Four IRS Hot Buttons
Defending Your Business Against Tax Audits
Everyone has at least one pet peeve. The IRS has many. Here are some items that the tax agency may target on a manufacturer’s 2014 tax return — and ways to help safeguard against an IRS audit.
1. Owners Compensation
A privately held C corporation may try to overpay its owners in lieu of paying dividends to avoid double taxation. Conversely, an S corporation that’s not subject to corporate-level taxes might try to underpay its owners to minimize payroll taxes and, instead, make higher distributions. The IRS is on the lookout for whichever ploy applies to your company and may compare your owners’ compensation to that of other manufacturers or distributors in your area.
How much should an owner get paid? There’s no right answer for every company. It depends on what unrelated third parties with the same responsibilities, schooling and experience receive for performing the same functions. Outside sources, such as headhunters and various compensation surveys, can be used to substantiate your owners’ compensation expenses.
2. Personal Use of Company Vehicles
Private business owners sometimes push the envelope when it comes to purchasing vehicles through the company that are often used for personal purposes. But the IRS has strict rules on what qualifies as business use and what personal use is treated as income to the owner or employees.
When employers make company vehicles available to owners and employees for both business and personal use it is important to track mileage between these two categories. It is also important to remember that commuting miles are generally considered personal use. The personal use portion is a taxable fringe benefit to the employee that must be included in their W-2 wages.
There are a few methods available to calculate the compensation related to personal use of company vehicles. The cents per mile method is available when vehicles are below a certain cost threshold ($16,000 for 2014). For other vehicles, the annual lease value is used to determine the taxable fringe benefit. This income inclusion applies to employee shareholders as well. Additionally, gas or other vehicle costs paid for by the company are also included in compensation to the extent they are unreimbursed and relate to personal use mileage.
3. Meals and Entertainment
Likewise, excessive meals and entertainment expenditures are likely to catch the IRS’s attention. You generally can deduct up to 50% of business-related meals and entertainment expenses incurred for the purpose of entertaining a client, customer or employee. Maintaining detailed records is the key to protecting your meals and entertainment deductions. Your company’s expense reimbursement forms should require the following information:
- Amount of the expense
- Time and place
- Business purpose
- Name and business relationship of any person entertained
Hold onto records supporting the items claimed until the statute of limitations runs out. (The statute of limitations usually runs out three years from the due date or the filing date, whichever is later.) However, the IRS can go back more than three years if it suspects a substantial omission of income or tax fraud.
4. Net Operating Losses
When expenses exceed revenues, a business may incur a net operating loss (NOL).

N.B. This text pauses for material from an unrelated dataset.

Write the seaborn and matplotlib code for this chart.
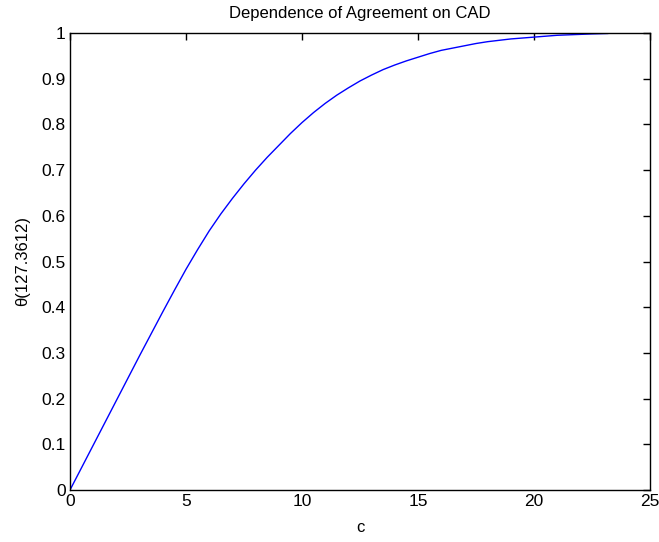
import matplotlib
matplotlib.use("Agg")
import matplotlib.pyplot as plt
import seaborn as sns
import pandas as pd

c_values = [0, 0.5, 1, 1.5, 2, 2.5, 3, 3.5, 4, 4.5, 5, 5.5, 6, 6.5, 7, 7.5, 8, 8.5, 9, 9.5,
            10, 10.5, 11, 11.5, 12, 12.5, 13, 13.5, 14, 14.5, 15, 15.5, 16, 16.5, 17, 17.5,
            18, 18.5, 19, 19.5, 20, 20.5, 21, 21.5, 22, 22.5, 23.2]
theta_values = [0.0, 0.049, 0.098, 0.147, 0.196, 0.245, 0.294, 0.342, 0.39, 0.437, 0.483, 0.526,
                0.567, 0.604, 0.638, 0.67, 0.70, 0.728, 0.754, 0.78, 0.804, 0.826, 0.846, 0.864,
                0.88, 0.895, 0.908, 0.92, 0.93, 0.939, 0.947, 0.955, 0.962, 0.967, 0.972, 0.977,
                0.981, 0.984, 0.987, 0.989, 0.991, 0.993, 0.995, 0.996, 0.997, 0.998, 0.999]
x_ticks = [0, 5, 10, 15, 20, 25]
y_ticks = [0, 0.1, 0.2, 0.3, 0.4, 0.5, 0.6, 0.7, 0.8, 0.9, 1]
y_tick_labels = ["0", "0.1", "0.2", "0.3", "0.4", "0.5", "0.6", "0.7", "0.8", "0.9", "1"]

sns.set_theme(style="white")
plt.rcParams["font.family"] = ["Liberation Sans", "DejaVu Sans"]

df = pd.DataFrame({"c": c_values, "theta": theta_values})

fig = plt.figure(figsize=(6.59, 5.42), dpi=100)
ax = fig.add_axes([70 / 659, 52 / 542, 580 / 659, 457 / 542])
sns.lineplot(data=df, x="c", y="theta", color=(0, 0, 1), linewidth=1.0, ax=ax)

ax.set_xlim(0, 25)
ax.set_ylim(0, 1)
ax.set_xticks(x_ticks)
ax.set_xticklabels([str(t) for t in x_ticks])
ax.set_yticks(y_ticks)
ax.set_yticklabels(y_tick_labels)
ax.tick_params(direction="in", length=5, width=1, color="black", labelsize=12.5,
               top=True, right=True, labelcolor="black", pad=3)
for s in ax.spines.values():
    s.set_visible(True)
    s.set_color("black")
    s.set_linewidth(1)
ax.set_xlabel("c", fontsize=12, color="black", labelpad=8)
ax.set_ylabel("θ(127.3612)", fontsize=12, color="black", labelpad=8)
ax.set_title("Dependence of Agreement on CAD", fontsize=12, color="black", pad=11)

fig.savefig("out.png", dpi=100, facecolor="white")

Businesses may elect to carry back (or forward) NOLs to offset income in other years. The IRS may ask your company to substantiate the loss, not only in the year it’s incurred, but also when a refund is claimed for an earlier (or later) year. So, proper record retention is essential with NOLs. IRS instructions recommend saving records until NOLs no longer have an effect, plus seven years.
Tax Pros Lower Audit Risks
A small percentage of tax returns are audited by the IRS. Sometimes a business is randomly selected. But in many cases, high-risk or excessive deductions trigger an audit. The IRS keeps “norms” on how much manufacturers under each industrial classification code typically deduct for each line item — but, unfortunately, it doesn’t publish industry norms to the general public.

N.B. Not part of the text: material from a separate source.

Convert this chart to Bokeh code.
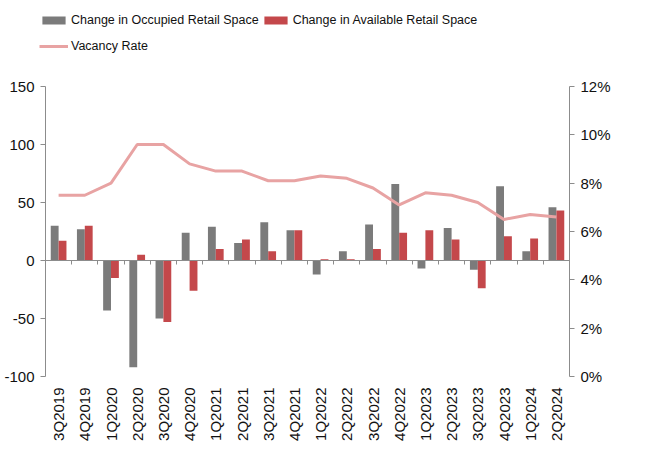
import math
from bokeh.plotting import figure
from bokeh.layouts import column
from bokeh.models import (Range1d, LinearAxis, FixedTicker, Legend, LegendItem,
                          NumeralTickFormatter, ColumnDataSource)
from bokeh.embed import file_html
from bokeh.resources import INLINE

quarters = ["3Q2019", "4Q2019", "1Q2020", "2Q2020", "3Q2020", "4Q2020",
            "1Q2021", "2Q2021", "3Q2021", "4Q2021", "1Q2022", "2Q2022",
            "3Q2022", "4Q2022", "1Q2023", "2Q2023", "3Q2023", "4Q2023",
            "1Q2024", "2Q2024"]
occupied = [30, 27, -43, -92, -50, 24, 29, 15, 33, 26, -12, 8,
            31, 66, -7, 28, -8, 64, 8, 46]
available = [17, 30, -15, 5, -53, -26, 10, 18, 8, 26, 1, 1,
             10, 24, 26, 18, -24, 21, 19, 43]
vacancy = [7.5, 7.5, 8.0, 9.6, 9.6, 8.8, 8.5, 8.5, 8.1, 8.1, 8.3, 8.2,
           7.8, 7.1, 7.6, 7.5, 7.2, 6.5, 6.7, 6.6]
left_ticks = [-100, -50, 0, 50, 100, 150]
right_ticks = [0, 2, 4, 6, 8, 10, 12]
series_names = ["Change in Occupied Retail Space",
                "Change in Available Retail Space",
                "Vacancy Rate"]

n = len(quarters)
centers = [i + 0.5 for i in range(n)]
src = ColumnDataSource(dict(
    x_occ=[c - 0.15 for c in centers],
    x_av=[c + 0.15 for c in centers],
    x=centers,
    occupied=occupied,
    available=available,
    vacancy=[v / 100 for v in vacancy],
))

FONT = "Liberation Sans"
GRAY = "#7b7b7b"
RED = "#c4484b"
PINK = "#e8a3a3"
AXIS = "#8c8c8c"
LEGEND_H = 70

# --- legend strip ---------------------------------------------------------
top = figure(width=650, height=LEGEND_H, output_backend="svg",
             toolbar_location=None, x_range=Range1d(0, 1), y_range=Range1d(0, 1),
             min_border=0, x_axis_location=None, y_axis_location=None)
top.frame_align = False
top.outline_line_color = None
top.grid.visible = False
# key renderers carry no drawable data; they only lend their style to the legend
key_src = ColumnDataSource(dict(x=[float("nan")], y=[float("nan")]))
k_occ = top.vbar(x="x", top="y", width=0.1, source=key_src,
                 fill_color=GRAY, line_color=None)
k_av = top.vbar(x="x", top="y", width=0.1, source=key_src,
                fill_color=RED, line_color=None)
k_vac = top.line(x="x", y="y", source=key_src, line_color=PINK, line_width=3)
legend = Legend(items=[LegendItem(label=name, renderers=[r], index=0)
                       for name, r in zip(series_names, [k_occ, k_av, k_vac])],
                orientation="horizontal", ncols=2, location=(39, 12),
                glyph_width=29, glyph_height=10, label_height=24,
                label_standoff=3, spacing=2, padding=0, margin=0,
                border_line_color=None, background_fill_alpha=0,
                label_text_font=FONT, label_text_font_size="12.5px",
                label_text_color="#111111")
top.add_layout(legend, "center")

# --- main chart -------------------------------------------------------------
p = figure(width=650, height=455 - LEGEND_H, output_backend="svg",
           toolbar_location=None,
           x_range=Range1d(0, n), y_range=Range1d(-100, 150),
           min_border_left=45, min_border_right=81, min_border_top=16,
           min_border_bottom=79, x_axis_location=None, y_axis_location=None)
p.frame_align = False
p.outline_line_color = None
p.grid.visible = False

p.extra_y_ranges = {"pct": Range1d(0, 0.12)}

p.vbar(x="x_occ", top="occupied", width=0.3, source=src,
       fill_color=GRAY, line_color=None)
p.vbar(x="x_av", top="available", width=0.3, source=src,
       fill_color=RED, line_color=None)
p.line(x="x", y="vacancy", source=src, y_range_name="pct",
       line_color=PINK, line_width=3)

# left value axis (plain hyphen for negatives)
yl = LinearAxis(ticker=FixedTicker(ticks=left_ticks),
                major_label_overrides={t: str(t) for t in left_ticks})
# right percentage axis
yr = LinearAxis(y_range_name="pct",
                ticker=FixedTicker(ticks=[t / 100 for t in right_ticks]),
                formatter=NumeralTickFormatter(format="0%"))
for ax in (yl, yr):
    ax.axis_line_color = AXIS
    ax.major_tick_line_color = AXIS
    ax.major_tick_out = 5
    ax.major_tick_in = 0
    ax.minor_tick_line_color = None
    ax.major_label_standoff = 6
    ax.major_label_text_font = FONT
    ax.major_label_text_font_size = "15px"
    ax.major_label_text_color = "#111111"
p.add_layout(yl, "left")
p.add_layout(yr, "right")

# category labels along the bottom
xb = LinearAxis(ticker=FixedTicker(ticks=centers),
                major_label_overrides={c: q for c, q in zip(centers, quarters)})
xb.axis_line_color = None
xb.major_tick_line_color = None
xb.minor_tick_line_color = None
xb.major_label_orientation = math.pi / 2
xb.major_label_standoff = 5
xb.major_label_text_font = FONT
xb.major_label_text_font_size = "15px"
xb.major_label_text_color = "#111111"
p.add_layout(xb, "below")

# zero line with separators between quarters
bounds = list(range(1, n))
xz = LinearAxis(ticker=FixedTicker(ticks=bounds), fixed_location=0,
                major_label_overrides={b: "" for b in bounds})
xz.axis_line_color = AXIS
xz.major_tick_line_color = AXIS
xz.major_tick_out = 4
xz.major_tick_in = 0
xz.minor_tick_line_color = None
xz.major_label_standoff = 0
p.add_layout(xz, "below")

layout = column(top, p, spacing=0)
open("out.html", "w").write(file_html(layout, INLINE))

IRS auditors often have a field day with do-it-yourself returns. An advisor who specializes in the manufacturing niche can evaluate your deductions line-by-line and help minimize your audit risks.
Managing IRS Inquiries
The IRS wants to make up for a tax gap that’s estimated at more than $300 billion. So, it’s become more efficient and targeted in its audit efforts.
If you receive a notice from the IRS in the mail, contact your tax professional immediately. He or she can help you respond to the notice or question, which is often all the IRS needs to satisfy its inquiry. A tax professional can manage your ongoing correspondence with the tax agency. When an outside tax professional gets involved, it can limit your direct interaction with IRS agents.

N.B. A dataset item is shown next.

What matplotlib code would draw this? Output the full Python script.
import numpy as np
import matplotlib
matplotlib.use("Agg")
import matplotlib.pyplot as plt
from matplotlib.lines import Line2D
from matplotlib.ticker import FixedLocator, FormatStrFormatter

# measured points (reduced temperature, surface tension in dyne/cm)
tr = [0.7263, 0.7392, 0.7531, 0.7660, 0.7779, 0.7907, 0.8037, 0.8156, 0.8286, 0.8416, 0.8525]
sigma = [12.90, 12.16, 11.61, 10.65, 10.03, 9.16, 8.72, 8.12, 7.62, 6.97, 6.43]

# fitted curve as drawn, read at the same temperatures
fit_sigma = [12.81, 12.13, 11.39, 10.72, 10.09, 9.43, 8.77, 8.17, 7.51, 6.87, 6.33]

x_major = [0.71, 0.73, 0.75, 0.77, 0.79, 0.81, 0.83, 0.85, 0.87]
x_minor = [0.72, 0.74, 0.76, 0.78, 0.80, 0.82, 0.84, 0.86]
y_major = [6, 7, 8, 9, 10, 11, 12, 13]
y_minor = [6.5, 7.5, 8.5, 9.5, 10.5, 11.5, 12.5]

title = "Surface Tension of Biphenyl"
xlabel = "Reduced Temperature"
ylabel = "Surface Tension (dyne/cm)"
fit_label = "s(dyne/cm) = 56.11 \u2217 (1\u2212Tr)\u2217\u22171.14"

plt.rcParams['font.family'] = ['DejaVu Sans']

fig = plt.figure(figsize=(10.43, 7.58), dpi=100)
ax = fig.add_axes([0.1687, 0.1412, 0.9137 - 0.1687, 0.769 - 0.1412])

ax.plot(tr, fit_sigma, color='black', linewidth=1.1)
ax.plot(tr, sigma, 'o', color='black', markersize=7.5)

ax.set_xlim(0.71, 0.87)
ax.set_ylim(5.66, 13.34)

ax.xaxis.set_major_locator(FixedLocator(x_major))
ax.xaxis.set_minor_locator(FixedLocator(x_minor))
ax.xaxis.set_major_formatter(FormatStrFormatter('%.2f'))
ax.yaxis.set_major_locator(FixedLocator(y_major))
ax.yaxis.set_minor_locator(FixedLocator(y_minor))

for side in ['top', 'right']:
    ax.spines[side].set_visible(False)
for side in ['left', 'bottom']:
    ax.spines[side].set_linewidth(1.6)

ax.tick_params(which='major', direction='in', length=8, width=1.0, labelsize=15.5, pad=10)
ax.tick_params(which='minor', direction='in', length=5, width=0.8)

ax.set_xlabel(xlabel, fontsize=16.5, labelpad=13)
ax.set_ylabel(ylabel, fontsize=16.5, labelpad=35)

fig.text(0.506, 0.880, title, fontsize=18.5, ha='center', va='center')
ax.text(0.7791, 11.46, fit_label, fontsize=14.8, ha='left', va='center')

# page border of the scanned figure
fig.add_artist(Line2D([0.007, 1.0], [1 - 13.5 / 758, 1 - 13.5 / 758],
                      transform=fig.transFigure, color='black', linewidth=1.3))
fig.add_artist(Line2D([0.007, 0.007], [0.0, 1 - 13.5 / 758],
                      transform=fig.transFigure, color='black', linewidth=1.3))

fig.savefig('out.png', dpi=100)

Consider having your tax advisor onsite throughout the audit fieldwork. You can direct IRS questions through your tax advisor who can help steer to resolution and avoid wrong turns.
Also, beware that the IRS never initiates contact with taxpayers via telephone, social media or e-mail. If you receive an e-mail, text or phone call from the IRS, it may be fraudulent. Contact the IRS or Federal Trade Commission immediately.